The militant Fatah al-Islam group, which has vowed to fight to the death, said in a statement the US military supplies included nerve gas and cluster bombs.

''If they use unconventional weapons against us, we will respond with unconventional attacks everywhere,'' said the statement, read by the group's spokesman Abu Salim Taha.

A military spokesman said he had no reaction to ''these false allegations which are not worth commenting on''.

Three US Air Force cargo planes landed at Beirut's airport and unloaded ammunition and other equipment for the army, airport sources said. Six planes carrying similar military aid from the US and Arab allies arrived on Friday.
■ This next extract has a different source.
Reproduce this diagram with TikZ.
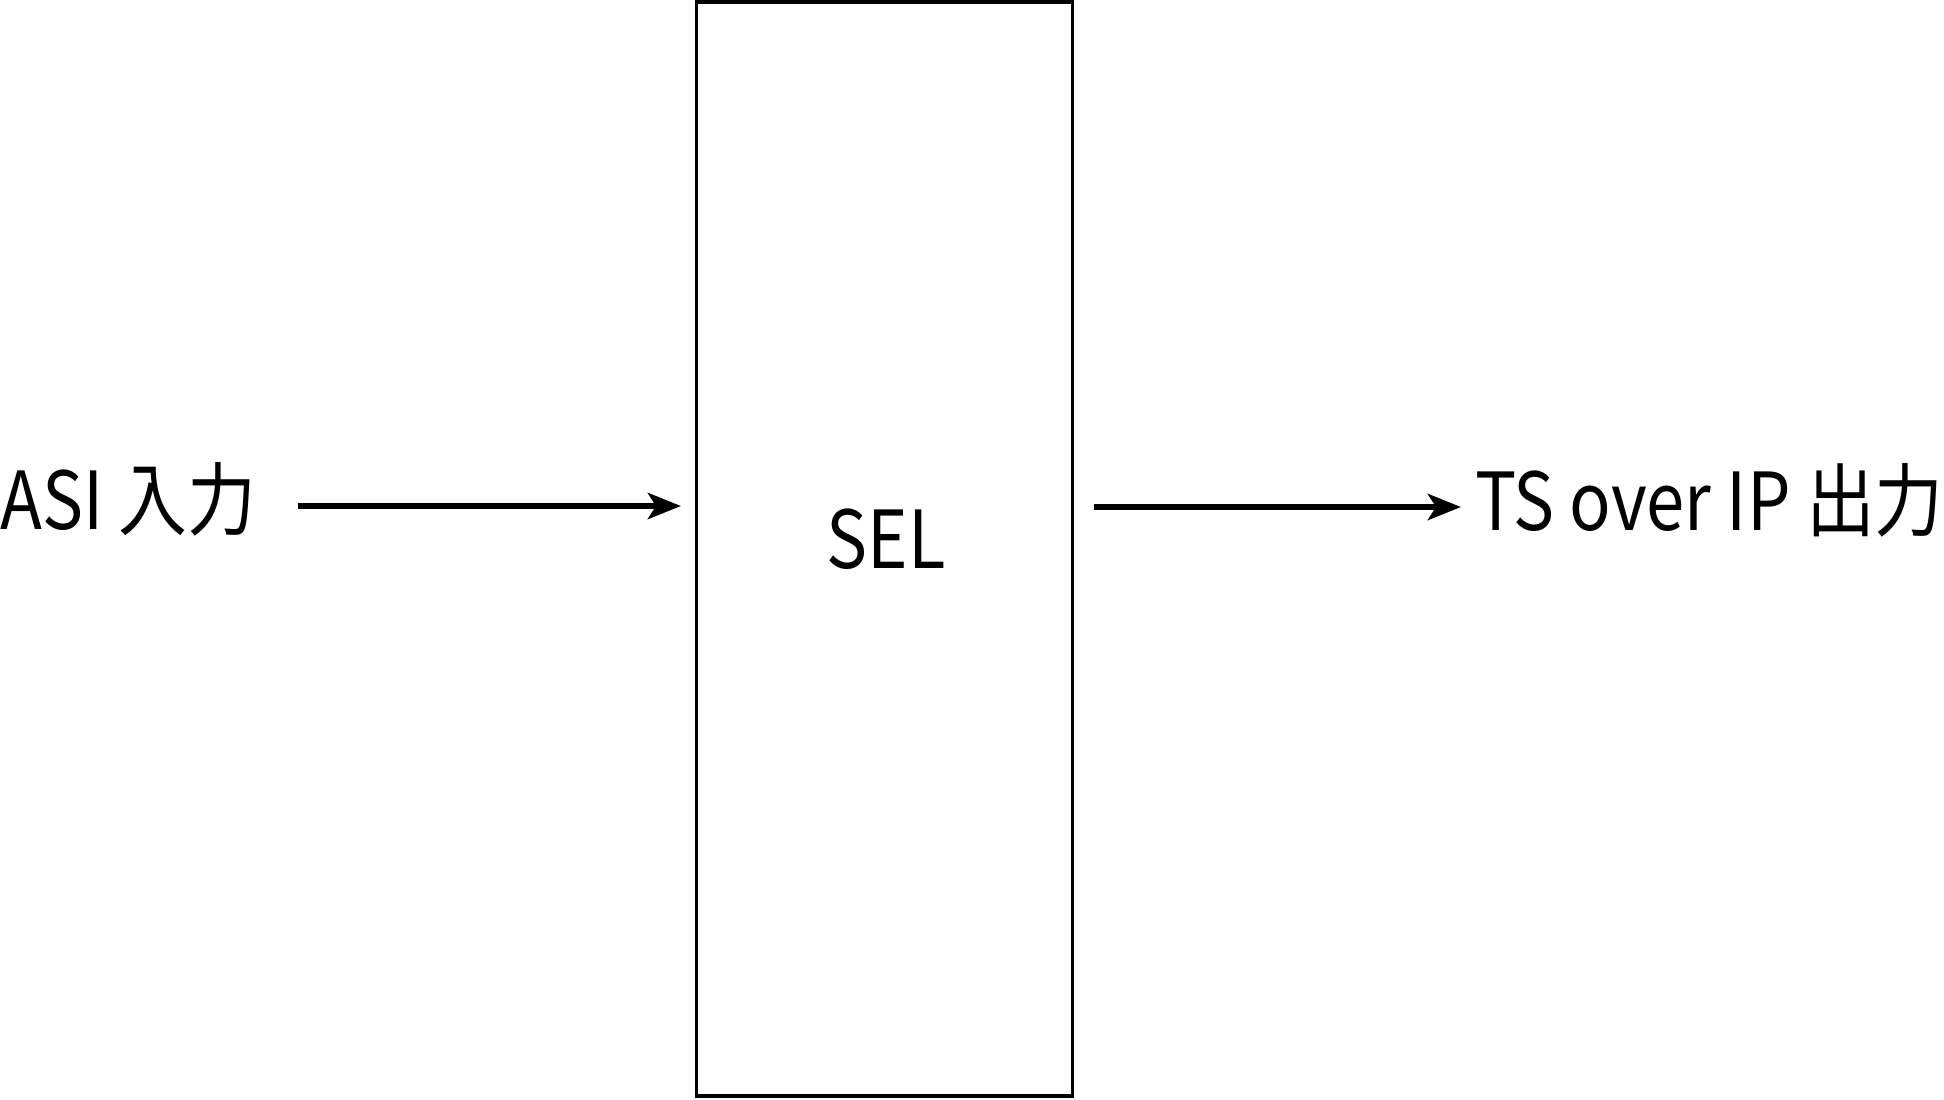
\documentclass[tikz,border=0pt]{standalone}
\usepackage{fontspec}
\setmainfont{Noto Sans CJK JP}
\usetikzlibrary{arrows.meta}
\newcommand{\narrowtext}[1]{\scalebox{0.86}[1]{#1}}
\begin{document}
\begin{tikzpicture}[x=0.5pt,y=-0.5pt,
  lbl/.style={inner sep=0pt, font=\fontsize{40}{48}\selectfont},
  blk/.style={draw=black, line width=1.8pt, inner sep=0pt, minimum width=188pt, minimum height=547pt},
  arr/.style={line width=3.3pt, -{Stealth[length=16.5pt, width=13pt, inset=4pt]}}]
\useasboundingbox (0,0) rectangle (1944,1099);
\node[blk] (box) at (884.5,549.25) {};
\node[lbl, anchor=base] (sel) at (886,568) {\narrowtext{SEL}};
\node[lbl, anchor=base west] (asi) at (0,529) {\narrowtext{ASI 入力}};
\node[lbl, anchor=base east] (ts) at (1944,530.5) {\narrowtext{TS over IP 出力}};
\coordinate (a1) at (297.5,506);
\coordinate (a2) at (681,506);
\coordinate (b1) at (1093.5,507);
\coordinate (b2) at (1461,507);
\draw[arr] (a1) -- (a2);
\draw[arr] (b1) -- (b2);
\end{tikzpicture}
\end{document}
The shipments, promised months ago but rushed after fighting erupted between the army and Fatah al-Islam on May 20, arrived as Lebanese soldiers beefed up their positions around Nahr al-Bared camp, the militants' main base.

Security forces searched buildings and houses in the nearby port city of Tripoli and other villages in search of militants who may have slipped through the cordon, security sources said.

A fragile truce between the combatants has held since Tuesday despite sporadic clashes. The fighting, the worst internal violence since the 1975-1990 civil war, has killed at least 78 people -- 33 soldiers, 27 militants and 18 civilians.

''TRAGIC SITUATION'' Thousands who fled the fighting are sheltering in a nearby refugee camp and other areas. Around 150 refugees, mostly women and children, left Nahr al-Bared camp today.

''The situation inside is tragic. There is large-scale destruction. Our homes are in ruins,'' Abdel A'al, a refugee, told Reuters as he left the camp, home to around 40,000 people before the conflict.

The International Committee of the Red Cross was delivering 30 tonnes of food to 12,000 displaced refugees, an ICRC spokesperson said. A 12-truck convoy from the United Arab Emirates also arrived in the area and began distributing aid.

Lebanese leaders have vowed to stamp out Fatah al-Islam, which is led by a Palestinian but has little support among Lebanon's Palestinian refugee community of around 400,000.

Officials said they were giving mediators a chance to persuade the militants to surrender before ordering the army to move into the camp. The Lebanese army is banned from entering Lebanon's 12 refugee camps under a 1969 Arab agreement.

Hezbollah chief Sayyed Hassan Nasrallah said yesterday that storming Nahr al-Bared would mark a 'red line' and would plunge the country into an uncontrollable cycle of violence.

Shi'ite Hezbollah is the country's most powerful group but is at odds with the country's anti-Syrian ruling majority.

An al Qaeda-linked group has threatened to carry out bombings in Lebanon and attacks on Christians unless Beirut withdraws its army from around Nahr al-Bared.

Three bombs have hit the Beirut area this week, killing one woman and wounding about 20 people.

Anti-Syrian Lebanese leaders say Fatah al-Islam is a tool of Syrian intelligence. Damascus and the group deny the charge.